**Aim**
Each line from the top of the listing through the one holding "from bokeh.resources import INLINE" should be restated word for word, with nothing added and no pictures.

**Data lines**
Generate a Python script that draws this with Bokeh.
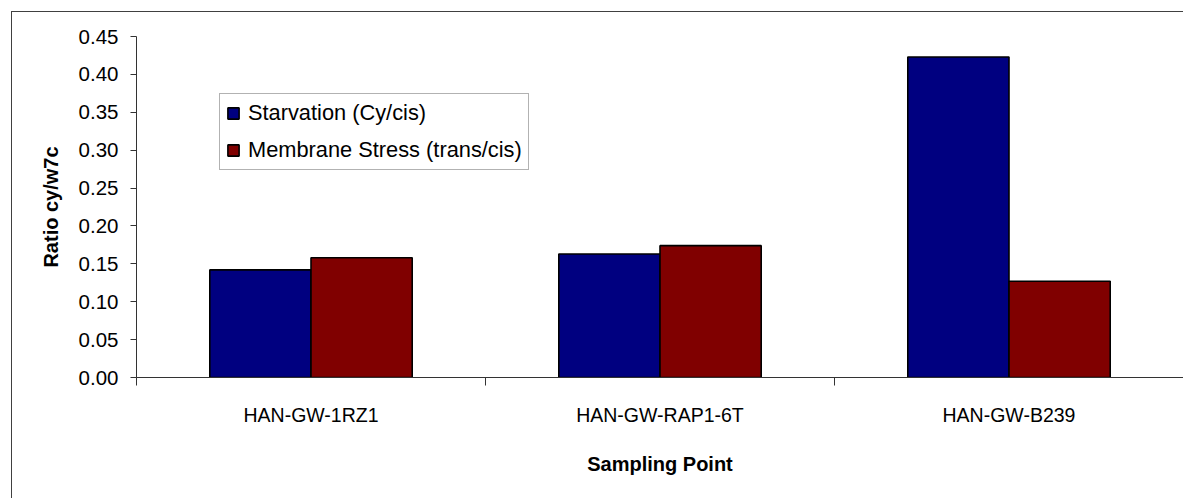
import numpy as np
from bokeh.plotting import figure
from bokeh.models import (ColumnDataSource, FixedTicker, NumeralTickFormatter,
                          Legend, LegendItem, Range1d)
from bokeh.embed import file_html
from bokeh.resources import INLINE

# ---- data ----
categories = ["HAN-GW-1RZ1", "HAN-GW-RAP1-6T", "HAN-GW-B239"]
starvation = [0.142, 0.163, 0.423]
membrane_stress = [0.158, 0.174, 0.127]
series_names = ["Starvation (Cy/cis)", "Membrane Stress (trans/cis)"]
y_ticks = [0.00, 0.05, 0.10, 0.15, 0.20, 0.25, 0.30, 0.35, 0.40, 0.45]
x_title = "Sampling Point"
y_title = "Ratio cy/w7c"

BLUE = "#000080"
RED = "#800000"
AXIS = "#333333"

centers = np.arange(len(categories)) + 0.5
bar_w = 0.29

src_a = ColumnDataSource(dict(x=centers - bar_w / 2, top=starvation))
src_b = ColumnDataSource(dict(x=centers + bar_w / 2, top=membrane_stress))

p = figure(width=1183, height=498,
           x_range=Range1d(0, len(categories)), y_range=Range1d(0, y_ticks[-1]),
           output_backend="svg", toolbar_location=None,
           min_border_left=136, min_border_top=36, min_border_right=0,
           min_border_bottom=121)
p.styles = {"box-shadow": "inset 11px 11px 0 0 #ffffff, inset 12px 12px 0 0 #404040",
            "background-color": "#ffffff"}
p.outline_line_color = None
p.background_fill_color = "white"
p.border_fill_color = None
p.xgrid.visible = False
p.ygrid.visible = False

ra = p.vbar(x="x", top="top", width=bar_w, source=src_a, fill_color=BLUE,
            line_color="black", line_width=1.6)
rb = p.vbar(x="x", top="top", width=bar_w, source=src_b, fill_color=RED,
            line_color="black", line_width=1.6)

# x axis
xa = p.xaxis[0]
xa.ticker = FixedTicker(ticks=list(centers),
                        minor_ticks=list(range(len(categories) + 1)))
xa.major_label_overrides = {float(c): n for c, n in zip(centers, categories)}
xa.major_tick_out = 0
xa.major_tick_in = 0
xa.minor_tick_out = 8
xa.minor_tick_in = 0
xa.minor_tick_line_color = AXIS
xa.axis_line_color = AXIS
xa.major_label_text_font = "Liberation Sans"
xa.major_label_text_font_size = "19.5px"
xa.major_label_text_color = "black"
xa.major_label_standoff = 18
xa.axis_label = x_title
xa.axis_label_text_font = "Liberation Sans"
xa.axis_label_text_font_style = "bold"
xa.axis_label_text_font_size = "20px"
xa.axis_label_text_color = "black"
xa.axis_label_standoff = 24

# y axis
ya = p.yaxis[0]
ya.ticker = FixedTicker(ticks=y_ticks, minor_ticks=[])
ya.formatter = NumeralTickFormatter(format="0.00")
ya.major_tick_out = 6
ya.major_tick_in = 0
ya.major_tick_line_color = AXIS
ya.axis_line_color = AXIS
ya.major_label_text_font = "Liberation Sans"
ya.major_label_text_font_size = "20.5px"
ya.major_label_text_color = "black"
ya.major_label_standoff = 12
ya.axis_label = y_title
ya.axis_label_text_font = "Liberation Sans"
ya.axis_label_text_font_style = "bold"
ya.axis_label_text_font_size = "20px"
ya.axis_label_text_color = "black"
ya.axis_label_standoff = 14

legend = Legend(items=[LegendItem(label=series_names[0], renderers=[ra]),
                       LegendItem(label=series_names[1], renderers=[rb])],
                location=(83, 207), orientation="vertical",
                glyph_width=14, glyph_height=14, label_height=24,
                label_standoff=8, spacing=11, padding=6, margin=0,
                label_text_font="Liberation Sans", label_text_font_size="21.8px",
                label_text_color="black",
                border_line_color="#666666", border_line_width=1,
                background_fill_color="white", background_fill_alpha=1.0)
p.add_layout(legend)

open("out.html", "w").write(file_html(p, INLINE))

**Exercise response**
Generate a Python script that draws this with Bokeh.
import numpy as np
from bokeh.plotting import figure
from bokeh.models import (ColumnDataSource, FixedTicker, NumeralTickFormatter,
                          Legend, LegendItem, Range1d)
from bokeh.embed import file_html
from bokeh.resources import INLINE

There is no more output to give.